Бёрк был принципиально против любого варианта реформизма, так как реформы представлялись в его работах равными революциям; тогда как общество, по его мнению, должно расти, подобно растению. Он «защищает общество, которое основано не на расчетливом личном интересе, а на органических группах, подобных семье и ближнему соседскому окружению. В этих тесно связанных группах люди соединены друг с другом конкретными эмоциональными отношениями, которые скрепляют, не играя при этом роль внешних принципов или требований» (12, с. 7).

Интереснейшие ассоциации возникают при проведении параллелей философии Бёрка и джадидов Центральной Азии. Они активно ратовали за раскрытие потенциала религиозных институтов с точки зрения менее стихийного и более добропорядочного отношения к человеку, в контексте освоения новых правовых сфер. Среди наиболее активных джади-дов, которые впервые представили идеи разумного комбинирования идей Запада и устоявшихся общинных традиций Центральной Азии были джадиды: Махмудходжа Бехбуди (1875–1934), Абдукадыр Шакури (1875–1943), Саидахмад Сиддики-Аджзи (1864–1927), Абдурауф Фитрат (1886–1938), Файзулла Ходжаев (1896–1938), Абдукодир Мухидди-нов (1892–1934) (22). Все они, так же как и

другие активные последователи джадидизма, были физически устранены во времена сталинских чисток.

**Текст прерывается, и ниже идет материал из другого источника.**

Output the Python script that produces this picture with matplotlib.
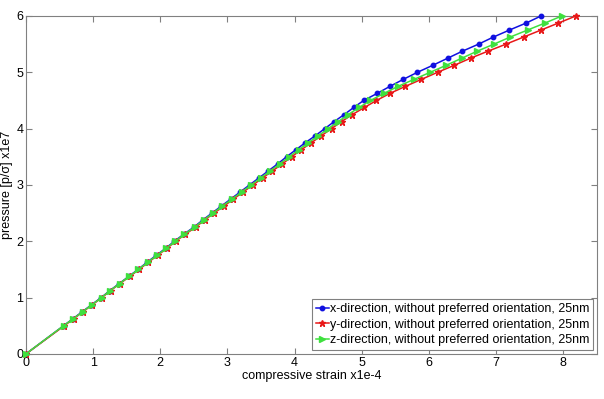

Вероятно, представленная дихотомия монизм-плюрализм, несомненно, имеет продолжения, так как интереснейшим образом высвечивает нечто поучительное от великих философов Античности, то, что можно использовать в процессе формирования государств этого сложнейшего мирового «перекрестка», каким есть и будет Центрально-Азиатский регион. Мы считаем, что особенно важно учитывать расклад «практических знаний», включая возможности традиционных общинных единиц. Этот вариант указывался еще «первым учителем» (так называли в Центральной Азии Аристотеля) и может стать сценарием сегодняшнего плюрального развития государств.